TASK PROMPT: Give again only the lines running from the one with "Convert this diagram to TikZ code." through the one with "PICT\\image format\\is not", inclusive. Omit every picture.
-------- STORED RECORDS --------
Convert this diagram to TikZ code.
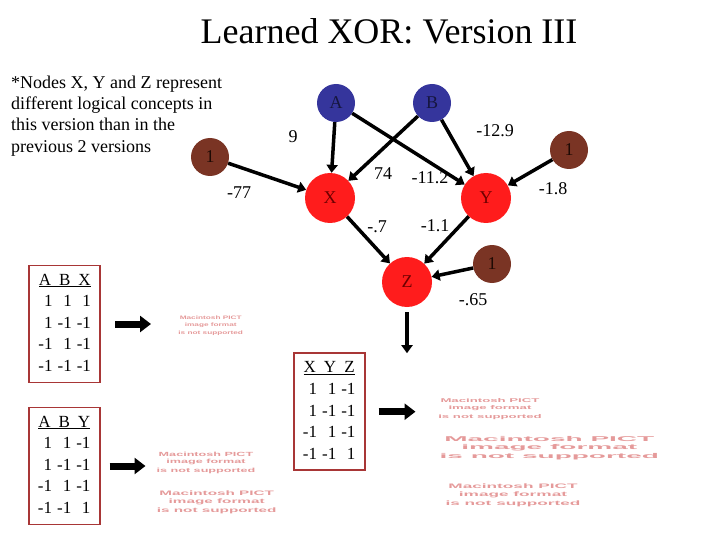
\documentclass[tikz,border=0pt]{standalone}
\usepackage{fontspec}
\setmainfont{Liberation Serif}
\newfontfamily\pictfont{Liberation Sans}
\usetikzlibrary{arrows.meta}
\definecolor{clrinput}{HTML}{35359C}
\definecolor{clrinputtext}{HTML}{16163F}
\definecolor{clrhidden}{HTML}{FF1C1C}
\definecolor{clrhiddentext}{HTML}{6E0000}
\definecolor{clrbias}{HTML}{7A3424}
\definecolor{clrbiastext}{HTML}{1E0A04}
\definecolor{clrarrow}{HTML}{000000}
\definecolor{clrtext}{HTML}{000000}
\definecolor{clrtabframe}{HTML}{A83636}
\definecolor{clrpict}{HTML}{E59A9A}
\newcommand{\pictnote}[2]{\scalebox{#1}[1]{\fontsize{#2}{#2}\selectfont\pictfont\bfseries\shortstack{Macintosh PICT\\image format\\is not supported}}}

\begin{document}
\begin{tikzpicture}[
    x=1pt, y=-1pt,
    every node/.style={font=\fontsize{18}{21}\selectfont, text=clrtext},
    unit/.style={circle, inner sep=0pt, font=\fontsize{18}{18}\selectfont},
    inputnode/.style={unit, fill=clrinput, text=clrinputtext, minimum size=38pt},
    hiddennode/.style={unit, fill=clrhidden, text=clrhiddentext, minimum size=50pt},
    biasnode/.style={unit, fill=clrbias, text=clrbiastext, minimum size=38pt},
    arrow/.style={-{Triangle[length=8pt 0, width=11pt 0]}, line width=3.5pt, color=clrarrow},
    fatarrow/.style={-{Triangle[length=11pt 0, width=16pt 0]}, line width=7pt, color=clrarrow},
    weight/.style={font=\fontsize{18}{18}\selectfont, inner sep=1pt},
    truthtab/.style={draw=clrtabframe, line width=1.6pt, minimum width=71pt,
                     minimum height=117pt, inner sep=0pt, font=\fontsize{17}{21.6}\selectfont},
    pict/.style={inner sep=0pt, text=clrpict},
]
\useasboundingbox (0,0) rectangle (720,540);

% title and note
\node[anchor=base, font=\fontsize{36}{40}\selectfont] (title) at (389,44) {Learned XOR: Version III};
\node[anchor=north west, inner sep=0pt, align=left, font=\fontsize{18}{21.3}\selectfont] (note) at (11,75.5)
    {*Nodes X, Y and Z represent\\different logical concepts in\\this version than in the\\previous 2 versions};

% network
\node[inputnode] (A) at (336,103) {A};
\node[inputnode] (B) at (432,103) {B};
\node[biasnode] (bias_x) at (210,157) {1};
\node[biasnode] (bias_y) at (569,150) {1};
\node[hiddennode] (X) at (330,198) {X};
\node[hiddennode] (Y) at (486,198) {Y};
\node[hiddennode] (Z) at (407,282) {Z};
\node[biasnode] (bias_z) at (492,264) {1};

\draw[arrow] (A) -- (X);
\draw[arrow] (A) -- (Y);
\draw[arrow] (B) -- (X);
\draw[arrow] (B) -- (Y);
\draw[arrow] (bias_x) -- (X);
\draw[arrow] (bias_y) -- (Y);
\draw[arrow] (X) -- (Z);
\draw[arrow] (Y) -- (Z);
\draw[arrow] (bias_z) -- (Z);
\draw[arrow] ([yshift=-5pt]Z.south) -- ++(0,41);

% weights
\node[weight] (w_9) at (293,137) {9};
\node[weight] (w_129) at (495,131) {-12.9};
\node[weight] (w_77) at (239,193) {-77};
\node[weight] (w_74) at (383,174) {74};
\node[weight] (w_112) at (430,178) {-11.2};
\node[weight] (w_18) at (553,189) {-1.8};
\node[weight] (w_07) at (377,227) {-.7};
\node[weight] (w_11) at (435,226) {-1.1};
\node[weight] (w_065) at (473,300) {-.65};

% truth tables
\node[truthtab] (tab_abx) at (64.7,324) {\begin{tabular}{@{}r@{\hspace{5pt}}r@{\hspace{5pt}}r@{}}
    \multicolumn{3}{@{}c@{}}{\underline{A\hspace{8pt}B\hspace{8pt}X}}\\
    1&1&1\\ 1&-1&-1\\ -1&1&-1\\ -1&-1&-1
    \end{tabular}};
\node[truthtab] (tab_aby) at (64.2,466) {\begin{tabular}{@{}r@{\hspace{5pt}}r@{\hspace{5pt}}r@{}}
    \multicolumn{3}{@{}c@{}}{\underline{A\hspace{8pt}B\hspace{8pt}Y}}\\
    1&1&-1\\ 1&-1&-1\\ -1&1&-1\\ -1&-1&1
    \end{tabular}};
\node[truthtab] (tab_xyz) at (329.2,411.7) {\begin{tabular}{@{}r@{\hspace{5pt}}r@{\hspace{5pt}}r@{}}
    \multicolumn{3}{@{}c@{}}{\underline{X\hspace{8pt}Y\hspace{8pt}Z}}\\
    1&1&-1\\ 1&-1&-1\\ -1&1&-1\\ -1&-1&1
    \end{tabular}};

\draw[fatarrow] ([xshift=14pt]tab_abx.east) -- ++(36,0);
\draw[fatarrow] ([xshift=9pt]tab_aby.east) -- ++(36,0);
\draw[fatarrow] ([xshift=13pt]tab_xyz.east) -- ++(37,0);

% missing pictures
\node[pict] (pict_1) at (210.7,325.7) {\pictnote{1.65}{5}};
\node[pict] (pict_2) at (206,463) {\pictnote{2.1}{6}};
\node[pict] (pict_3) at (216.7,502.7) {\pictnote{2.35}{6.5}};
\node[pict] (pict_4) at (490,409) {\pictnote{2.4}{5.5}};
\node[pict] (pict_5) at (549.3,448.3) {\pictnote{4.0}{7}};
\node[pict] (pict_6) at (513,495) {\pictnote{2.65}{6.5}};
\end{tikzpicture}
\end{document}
--------
-------- STORED RECORDS --------
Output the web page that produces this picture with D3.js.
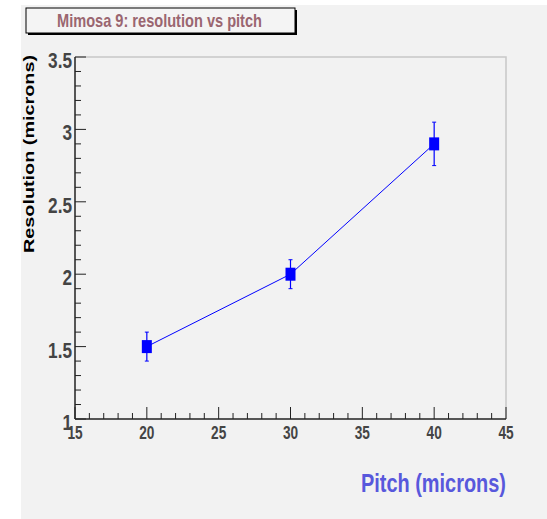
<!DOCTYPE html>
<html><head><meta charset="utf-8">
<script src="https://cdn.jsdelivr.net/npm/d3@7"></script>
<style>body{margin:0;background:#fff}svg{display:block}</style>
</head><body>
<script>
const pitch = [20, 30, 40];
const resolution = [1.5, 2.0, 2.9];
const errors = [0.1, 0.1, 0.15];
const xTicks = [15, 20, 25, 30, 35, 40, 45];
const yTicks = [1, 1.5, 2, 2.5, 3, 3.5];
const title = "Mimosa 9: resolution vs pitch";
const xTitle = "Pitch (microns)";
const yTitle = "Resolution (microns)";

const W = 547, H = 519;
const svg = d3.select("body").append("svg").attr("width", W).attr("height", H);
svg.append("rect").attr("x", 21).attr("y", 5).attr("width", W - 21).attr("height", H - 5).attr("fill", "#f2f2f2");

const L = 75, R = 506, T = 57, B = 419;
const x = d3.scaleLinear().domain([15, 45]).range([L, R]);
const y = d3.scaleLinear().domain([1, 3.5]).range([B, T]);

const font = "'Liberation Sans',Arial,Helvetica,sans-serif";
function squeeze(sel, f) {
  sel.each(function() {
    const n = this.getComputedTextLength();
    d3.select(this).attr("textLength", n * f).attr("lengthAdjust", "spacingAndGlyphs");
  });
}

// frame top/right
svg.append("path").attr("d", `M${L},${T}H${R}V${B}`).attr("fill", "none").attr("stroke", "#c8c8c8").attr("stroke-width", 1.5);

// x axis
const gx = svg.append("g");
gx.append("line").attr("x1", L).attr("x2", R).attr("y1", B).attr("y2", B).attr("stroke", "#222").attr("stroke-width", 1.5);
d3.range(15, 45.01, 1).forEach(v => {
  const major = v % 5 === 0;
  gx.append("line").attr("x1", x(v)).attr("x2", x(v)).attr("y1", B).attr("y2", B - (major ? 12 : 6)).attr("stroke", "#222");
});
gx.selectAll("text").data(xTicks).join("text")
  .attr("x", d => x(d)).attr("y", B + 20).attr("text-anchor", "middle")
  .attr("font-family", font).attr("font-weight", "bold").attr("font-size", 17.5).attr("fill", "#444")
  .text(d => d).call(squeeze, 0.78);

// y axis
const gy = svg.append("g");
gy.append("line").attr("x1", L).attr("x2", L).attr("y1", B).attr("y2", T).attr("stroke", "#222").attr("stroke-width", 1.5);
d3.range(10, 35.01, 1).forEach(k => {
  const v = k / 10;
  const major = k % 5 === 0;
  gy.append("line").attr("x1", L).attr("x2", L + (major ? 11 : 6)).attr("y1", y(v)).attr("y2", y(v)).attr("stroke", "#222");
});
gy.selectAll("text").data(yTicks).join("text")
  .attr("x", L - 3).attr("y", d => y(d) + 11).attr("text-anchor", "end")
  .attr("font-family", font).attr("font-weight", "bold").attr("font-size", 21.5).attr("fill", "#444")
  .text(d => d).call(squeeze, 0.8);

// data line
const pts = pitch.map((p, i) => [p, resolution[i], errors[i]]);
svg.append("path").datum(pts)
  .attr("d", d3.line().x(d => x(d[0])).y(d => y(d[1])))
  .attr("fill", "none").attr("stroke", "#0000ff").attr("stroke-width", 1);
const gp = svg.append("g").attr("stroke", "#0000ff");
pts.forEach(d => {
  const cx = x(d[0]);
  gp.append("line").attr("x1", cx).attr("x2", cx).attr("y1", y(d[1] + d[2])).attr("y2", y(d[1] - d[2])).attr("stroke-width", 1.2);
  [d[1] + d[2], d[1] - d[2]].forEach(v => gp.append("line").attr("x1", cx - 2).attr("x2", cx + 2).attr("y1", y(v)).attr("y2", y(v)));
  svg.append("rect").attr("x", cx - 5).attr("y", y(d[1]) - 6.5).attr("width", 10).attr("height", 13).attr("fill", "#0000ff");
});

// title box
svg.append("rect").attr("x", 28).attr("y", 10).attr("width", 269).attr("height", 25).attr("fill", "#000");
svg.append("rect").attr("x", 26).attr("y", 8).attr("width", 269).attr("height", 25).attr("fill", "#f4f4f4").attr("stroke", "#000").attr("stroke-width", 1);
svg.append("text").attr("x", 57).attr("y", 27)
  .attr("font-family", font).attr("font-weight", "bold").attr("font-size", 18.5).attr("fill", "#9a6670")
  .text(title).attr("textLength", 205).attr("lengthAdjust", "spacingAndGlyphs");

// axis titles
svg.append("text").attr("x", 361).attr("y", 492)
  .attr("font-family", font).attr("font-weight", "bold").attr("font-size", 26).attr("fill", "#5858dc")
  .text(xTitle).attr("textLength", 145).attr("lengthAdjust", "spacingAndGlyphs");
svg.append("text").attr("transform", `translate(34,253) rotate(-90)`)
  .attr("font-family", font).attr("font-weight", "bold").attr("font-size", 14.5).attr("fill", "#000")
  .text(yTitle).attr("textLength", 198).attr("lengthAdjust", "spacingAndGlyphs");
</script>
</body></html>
--------
EXPECTED OUTPUT:
Convert this diagram to TikZ code.
\documentclass[tikz,border=0pt]{standalone}
\usepackage{fontspec}
\setmainfont{Liberation Serif}
\newfontfamily\pictfont{Liberation Sans}
\usetikzlibrary{arrows.meta}
\definecolor{clrinput}{HTML}{35359C}
\definecolor{clrinputtext}{HTML}{16163F}
\definecolor{clrhidden}{HTML}{FF1C1C}
\definecolor{clrhiddentext}{HTML}{6E0000}
\definecolor{clrbias}{HTML}{7A3424}
\definecolor{clrbiastext}{HTML}{1E0A04}
\definecolor{clrarrow}{HTML}{000000}
\definecolor{clrtext}{HTML}{000000}
\definecolor{clrtabframe}{HTML}{A83636}
\definecolor{clrpict}{HTML}{E59A9A}
\newcommand{\pictnote}[2]{\scalebox{#1}[1]{\fontsize{#2}{#2}\selectfont\pictfont\bfseries\shortstack{Macintosh PICT\\image format\\is not supported}}}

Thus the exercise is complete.